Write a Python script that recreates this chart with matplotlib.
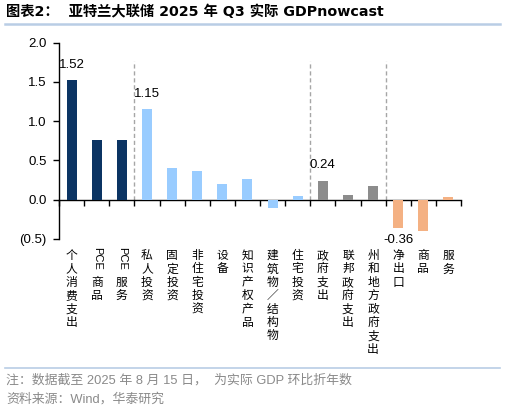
import matplotlib
matplotlib.use("Agg")
import matplotlib.pyplot as plt
import matplotlib.transforms as mtransforms
from matplotlib.ticker import FuncFormatter

plt.rcParams['font.family'] = ['Liberation Sans', 'Noto Sans CJK SC', 'DejaVu Sans']

# ---------------- data ----------------
categories = ["个人消费支出", "PCE 商品", "PCE 服务", "私人投资", "固定投资", "非住宅投资",
              "设备", "知识产权产品", "建筑物／结构物", "住宅投资", "政府支出", "联邦政府支出",
              "州和地方政府支出", "净出口", "商品", "服务"]
values = [1.52, 0.76, 0.755, 1.15, 0.41, 0.36, 0.195, 0.27, -0.105, 0.045,
          0.24, 0.065, 0.18, -0.365, -0.40, 0.03]
groups = [0, 0, 0, 1, 1, 1, 1, 1, 1, 1, 2, 2, 2, 3, 3, 3]
group_colors = ["#0B3463", "#99CCFF", "#8C8C8C", "#F4B183"]
labelled = [0, 3, 10, 13]
label_texts = ["1.52", "1.15", "0.24", "-0.36"]
separators = [2.5, 9.5, 12.5]
sep_top = 1.77
yticks = [-0.5, 0.0, 0.5, 1.0, 1.5, 2.0]

title = "图表2：  亚特兰大联储 2025 年 Q3 实际 GDPnowcast"
note1 = "注：数据截至 2025 年 8 月 15 日，  为实际 GDP 环比折年数"
note2 = "资料来源：Wind，华泰研究"

# ---------------- figure ----------------
W, H = 505, 412
fig = plt.figure(figsize=(W / 100, H / 100), dpi=100)
ax = fig.add_axes([59 / W, (H - 239) / H, (461 - 59) / W, (239 - 42.7) / H])

x = list(range(len(categories)))
colors = [group_colors[g] for g in groups]
ax.bar(x, values, width=0.4, color=colors, zorder=3)

for s in separators:
    ax.plot([s, s], [0, sep_top], color="#A6A6A6", lw=1.0, ls=(0, (3, 2)), zorder=2)

for i, t in zip(labelled, label_texts):
    v = values[i]
    off = 15.5 if v >= 0 else -12
    ax.annotate(t, (i, v), xytext=(0, off), textcoords="offset pixels",
                ha="center", va="center", fontsize=9.5, color="black")

ax.set_xlim(-0.5, len(categories) - 0.5)
ax.set_ylim(-0.5, 2.0)
ax.set_yticks(yticks)
ax.yaxis.set_major_formatter(FuncFormatter(
    lambda v, p: f"({abs(v):.1f})" if v < 0 else f"{v:.1f}"))
ax.set_xticks([i - 0.5 for i in range(len(categories) + 1)])
ax.set_xticklabels([])
ax.tick_params(axis="x", direction="out", length=4.5, width=1, color="black")
ax.tick_params(axis="y", direction="out", length=4.5, width=1, color="black",
               labelsize=9.5, pad=4.5)
ax.spines["top"].set_visible(False)
ax.spines["right"].set_visible(False)
ax.spines["bottom"].set_position(("data", 0))
ax.spines["left"].set_linewidth(1)
ax.spines["bottom"].set_linewidth(1)
ax.set_facecolor("none")

# ---------------- vertical category labels ----------------
trans = mtransforms.blended_transform_factory(ax.transData, fig.transFigure)
step = 13.4
first_center = 255.5
for i, cat in enumerate(categories):
    slot = 0
    text = cat
    if cat.startswith("PCE"):
        ax.text(i, 1 - (first_center + 3) / H, "PCE", transform=trans, rotation=-90,
                ha="center", va="center", fontsize=8, family=["Liberation Sans"])
        slot = 2
        text = cat[4:]
    for ch in text:
        y = first_center + slot * step
        fig.text(0, 0, ch, transform=trans, fontsize=8.5, ha="center", va="center",
                 family=["Noto Sans CJK SC"]).set_position((i, 1 - y / H))
        slot += 1

# ---------------- title, rules, notes ----------------
fig.text(6 / W, 1 - 12 / H, title, fontsize=10.3, fontweight="bold", ha="left", va="center",
         family=["DejaVu Sans", "Noto Sans CJK SC"])
fig.add_artist(plt.Line2D([5 / W, 500 / W], [1 - 23.5 / H, 1 - 23.5 / H],
                          color="#B9CDE5", lw=1.8, transform=fig.transFigure))
fig.add_artist(plt.Line2D([5 / W, 500 / W], [1 - 367.5 / H, 1 - 367.5 / H],
                          color="#B9CDE5", lw=1.2, transform=fig.transFigure))
fig.text(6 / W, 1 - 380.5 / H, note1, fontsize=9.3, color="#8A8A8A", ha="left", va="center",
         family=["Liberation Sans", "Noto Sans CJK SC"])
fig.text(6 / W, 1 - 399 / H, note2, fontsize=9.3, color="#8A8A8A", ha="left", va="center",
         family=["Liberation Sans", "Noto Sans CJK SC"])

fig.savefig("out.png", dpi=100)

** Problem to solve **
Copy every line of the data exactly as written, excluding the pictures.

** Completed task **
Write a Python script that recreates this chart with matplotlib.
import matplotlib
matplotlib.use("Agg")
import matplotlib.pyplot as plt
import matplotlib.transforms as mtransforms
from matplotlib.ticker import FuncFormatter

plt.rcParams['font.family'] = ['Liberation Sans', 'Noto Sans CJK SC', 'DejaVu Sans']

# ---------------- data ----------------
categories = ["个人消费支出", "PCE 商品", "PCE 服务", "私人投资", "固定投资", "非住宅投资",
              "设备", "知识产权产品", "建筑物／结构物", "住宅投资", "政府支出", "联邦政府支出",
              "州和地方政府支出", "净出口", "商品", "服务"]
values = [1.52, 0.76, 0.755, 1.15, 0.41, 0.36, 0.195, 0.27, -0.105, 0.045,
          0.24, 0.065, 0.18, -0.365, -0.40, 0.03]
groups = [0, 0, 0, 1, 1, 1, 1, 1, 1, 1, 2, 2, 2, 3, 3, 3]
group_colors = ["#0B3463", "#99CCFF", "#8C8C8C", "#F4B183"]
labelled = [0, 3, 10, 13]
label_texts = ["1.52", "1.15", "0.24", "-0.36"]
separators = [2.5, 9.5, 12.5]
sep_top = 1.77
yticks = [-0.5, 0.0, 0.5, 1.0, 1.5, 2.0]

title = "图表2：  亚特兰大联储 2025 年 Q3 实际 GDPnowcast"
note1 = "注：数据截至 2025 年 8 月 15 日，  为实际 GDP 环比折年数"
note2 = "资料来源：Wind，华泰研究"

# ---------------- figure ----------------
W, H = 505, 412
fig = plt.figure(figsize=(W / 100, H / 100), dpi=100)
ax = fig.add_axes([59 / W, (H - 239) / H, (461 - 59) / W, (239 - 42.7) / H])

x = list(range(len(categories)))
colors = [group_colors[g] for g in groups]
ax.bar(x, values, width=0.4, color=colors, zorder=3)

for s in separators:
    ax.plot([s, s], [0, sep_top], color="#A6A6A6", lw=1.0, ls=(0, (3, 2)), zorder=2)

for i, t in zip(labelled, label_texts):
    v = values[i]
    off = 15.5 if v >= 0 else -12
    ax.annotate(t, (i, v), xytext=(0, off), textcoords="offset pixels",
                ha="center", va="center", fontsize=9.5, color="black")

ax.set_xlim(-0.5, len(categories) - 0.5)
ax.set_ylim(-0.5, 2.0)
ax.set_yticks(yticks)
ax.yaxis.set_major_formatter(FuncFormatter(
    lambda v, p: f"({abs(v):.1f})" if v < 0 else f"{v:.1f}"))
ax.set_xticks([i - 0.5 for i in range(len(categories) + 1)])
ax.set_xticklabels([])
ax.tick_params(axis="x", direction="out", length=4.5, width=1, color="black")
ax.tick_params(axis="y", direction="out", length=4.5, width=1, color="black",
               labelsize=9.5, pad=4.5)
ax.spines["top"].set_visible(False)
ax.spines["right"].set_visible(False)
ax.spines["bottom"].set_position(("data", 0))
ax.spines["left"].set_linewidth(1)
ax.spines["bottom"].set_linewidth(1)
ax.set_facecolor("none")

# ---------------- vertical category labels ----------------
trans = mtransforms.blended_transform_factory(ax.transData, fig.transFigure)
step = 13.4
first_center = 255.5
for i, cat in enumerate(categories):
    slot = 0
    text = cat
    if cat.startswith("PCE"):
        ax.text(i, 1 - (first_center + 3) / H, "PCE", transform=trans, rotation=-90,
                ha="center", va="center", fontsize=8, family=["Liberation Sans"])
        slot = 2
        text = cat[4:]
    for ch in text:
        y = first_center + slot * step
        fig.text(0, 0, ch, transform=trans, fontsize=8.5, ha="center", va="center",
                 family=["Noto Sans CJK SC"]).set_position((i, 1 - y / H))
        slot += 1

# ---------------- title, rules, notes ----------------
fig.text(6 / W, 1 - 12 / H, title, fontsize=10.3, fontweight="bold", ha="left", va="center",
         family=["DejaVu Sans", "Noto Sans CJK SC"])
fig.add_artist(plt.Line2D([5 / W, 500 / W], [1 - 23.5 / H, 1 - 23.5 / H],
                          color="#B9CDE5", lw=1.8, transform=fig.transFigure))
fig.add_artist(plt.Line2D([5 / W, 500 / W], [1 - 367.5 / H, 1 - 367.5 / H],
                          color="#B9CDE5", lw=1.2, transform=fig.transFigure))
fig.text(6 / W, 1 - 380.5 / H, note1, fontsize=9.3, color="#8A8A8A", ha="left", va="center",
         family=["Liberation Sans", "Noto Sans CJK SC"])
fig.text(6 / W, 1 - 399 / H, note2, fontsize=9.3, color="#8A8A8A", ha="left", va="center",
         family=["Liberation Sans", "Noto Sans CJK SC"])

fig.savefig("out.png", dpi=100)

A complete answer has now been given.